The news was first reported on by the local publication Hellgate, which notes that another round of protestors–organized by Chelsea Neighbors United and the NYC-DSA Immigration Justice Working Group—”crashed” a public meeting of the Trust on March 17.

“As we promised to do, we have reviewed the contract closely and determined that we do not have a legal path to terminate prior to its completion,” a spokesperson for the Trust told Hellgate. “Under the contract, only the federal government has any right to terminate, so the Trust does not have the legal authority to end the contract early.”

The spokesperson added that they knew the announcement would be “disappointing to many of our park neighbors,” and clarified that they would not renew the contract when it expires in June.
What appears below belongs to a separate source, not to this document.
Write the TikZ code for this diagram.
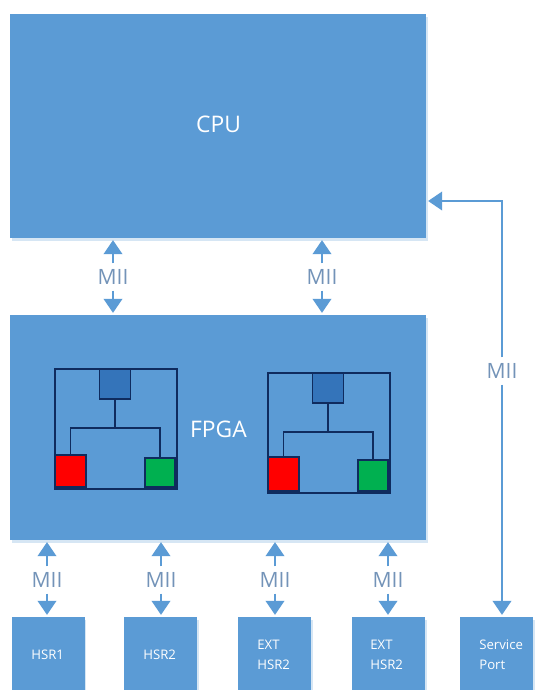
\documentclass[tikz,border=0pt]{standalone}
\usepackage{fontspec}
\setmainfont{Open Sans}
\usetikzlibrary{arrows.meta,shadows}
\definecolor{boxblue}{HTML}{5B9BD5}
\definecolor{swblue}{HTML}{3474BA}
\definecolor{swline}{HTML}{0F2B5E}
\definecolor{swred}{HTML}{FF0000}
\definecolor{swgreen}{HTML}{00B050}
\definecolor{muted}{HTML}{7393B8}
\tikzset{
  box/.style={fill=boxblue, text=white, inner sep=0pt,
              drop shadow={shadow xshift=1pt, shadow yshift=-1.5pt, fill=boxblue!25, opacity=1}},
  bigtxt/.style={text=white, inner sep=0pt, font=\fontsize{13}{13}\selectfont},
  swframe/.style={draw=swline, line width=1.1pt, anchor=north west, inner sep=0pt},
  swport/.style={draw=swline, line width=1.1pt, inner sep=0pt},
  sw/.style={draw=swline, line width=1.1pt},
  ar/.style={-{Triangle[length=8pt,width=10.5pt]}, line width=1.4pt, draw=boxblue, shorten >=1pt},
  lbl/.style={font=\fontsize{12}{12}\selectfont, color=muted, inner sep=0pt, minimum height=15pt},
  boxtxt/.style={font=\fontsize{7.5}{11.3}\selectfont, text=white, align=left, anchor=west, inner sep=0pt}
}
\begin{document}
\begin{tikzpicture}[x=0.02cm,y=-0.02cm]
  \useasboundingbox (0,0) rectangle (537,690);
  \node[box, minimum width=416*0.02cm, minimum height=224*0.02cm] (cpu) at (218,126) {};
  \node[bigtxt] (cputxt) at (218.5,124) {CPU};
  \node[box, minimum width=416*0.02cm, minimum height=225*0.02cm] (fpga) at (218,427.5) {};
  \node[bigtxt] (fpgatxt) at (218.5,429) {FPGA};
  % switches inside the fpga
  \foreach \i/\x/\y/\rh/\gh in {1/54/368/32/29, 2/267/372/34/31} {
    \node[swframe, minimum width=122*0.02cm, minimum height=120*0.02cm] (frame\i) at (\x,\y) {};
    \node[swport, fill=swblue, anchor=north, minimum width=31*0.02cm, minimum height=30*0.02cm] (top\i) at (\x+61,\y) {};
    \node[swport, fill=swred, anchor=south west, minimum width=31*0.02cm, minimum height=\rh*0.02cm] (red\i) at (\x,\y+120) {};
    \node[swport, fill=swgreen, anchor=south east, minimum width=30*0.02cm, minimum height=\gh*0.02cm] (green\i) at (\x+122,\y+120) {};
    \coordinate (bus\i) at (\x+61,\y+60);
    \draw[sw] (top\i) -- (bus\i);
    \draw[sw] (red\i.north) |- (bus\i) -| (green\i.north);
  }
  % bottom row
  \foreach \n/\x/\tx/\t in {a/48/31/HSR1, b/160.5/143/HSR2, c/274.5/257/EXT\\HSR2, d/388.5/370/EXT\\HSR2, e/496.5/479/Service\\Port} {
    \node[box, minimum width=73*0.02cm, minimum height=73*0.02cm] (port\n) at (\x,653.5) {};
    \node[boxtxt] (txt\n) at (\tx,655) {\t};
  }
  % mii links
  \foreach \n/\x/\up/\down in {1/113/cpu/fpga, 2/322/cpu/fpga} {
    \node[lbl] (mii\n) at (\x,277) {MII};
    \draw[ar] (mii\n.north) -- (\up.south -| mii\n);
    \draw[ar] (mii\n.south) -- (\down.north -| mii\n);
  }
  \foreach \n/\x in {a/47, b/161, c/275, d/388} {
    \node[lbl] (mii\n) at (\x,580) {MII};
    \draw[ar] (mii\n.north) -- (fpga.south -| mii\n);
    \draw[ar] (mii\n.south) -- (port\n.north -| mii\n);
  }
  \node[lbl] (miie) at (502,371) {MII};
  \coordinate (bend) at (502,201);
  \draw[ar] (miie.north) -- (bend) -- (cpu.east |- bend);
  \draw[ar] (miie.south) -- (porte.north -| miie);
\end{tikzpicture}
\end{document}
As previously reported by Chelsea News, a total of 13 state and local elected officials called on the Trust to cancel the contract immediately when reports first surfaced that the Hudson Park Conservancy had been renting space to ICE vans for years.

The publication used a tool, created by the digital site Sludge, that pinpoints the number of ICE contracts nationwide; of the dozen firms with such contracts in Manhattan, the Trust was the only publicly visible one. The contract, which began in 2021, provided $170,000 to the Trust in exchange for the parking spots. It’s officially up on June 30 of this year.

One of these 13 politicians, then-State Senator Brad Hoylmal-Sigal (now the Manhattan Borough President), called for the Hudson River Trust to look into backing out of the contract before June. “The city and state who control the Hudson River Park Trust is providing space for dozens of [ICE] vehicles to park at Pier 40. This is publicly owned space that should be subject to New York City’s sanctuary policies which prevent cooperation with ICE,” he wrote in a Jan 21 X.com post.

Hoylman-Sigal also sent a letter to the trust that called for them to break the contract “immediately.”

After the Trust reiterated this week that they wouldn’t be backing out of the contract until June, Hoylman-Sigal told Hell Gate that he believed the Trust was concerned about “being held in breach and incurring both legal and other costs in the form of damages.”

“My position remains the same,” he added. “It’s worth tearing up the contract and walking away as a matter of principle.”

Some of the protestors at the Trust’s March 16 advisory meeting appeared to share the same sentiment.

“You say, ‘Oh, our attorney is looking at the contract, we can’t do anything, we’re so weak.’ But this is our City’s land, this is our state’s land, and you absolutely have the power, if you want to exercise it, to kick ICE off of Pier 40,” Chelsea Neighbors United organizer Jay W. Walker said. You simply do it, and let the legalities fall where they may.”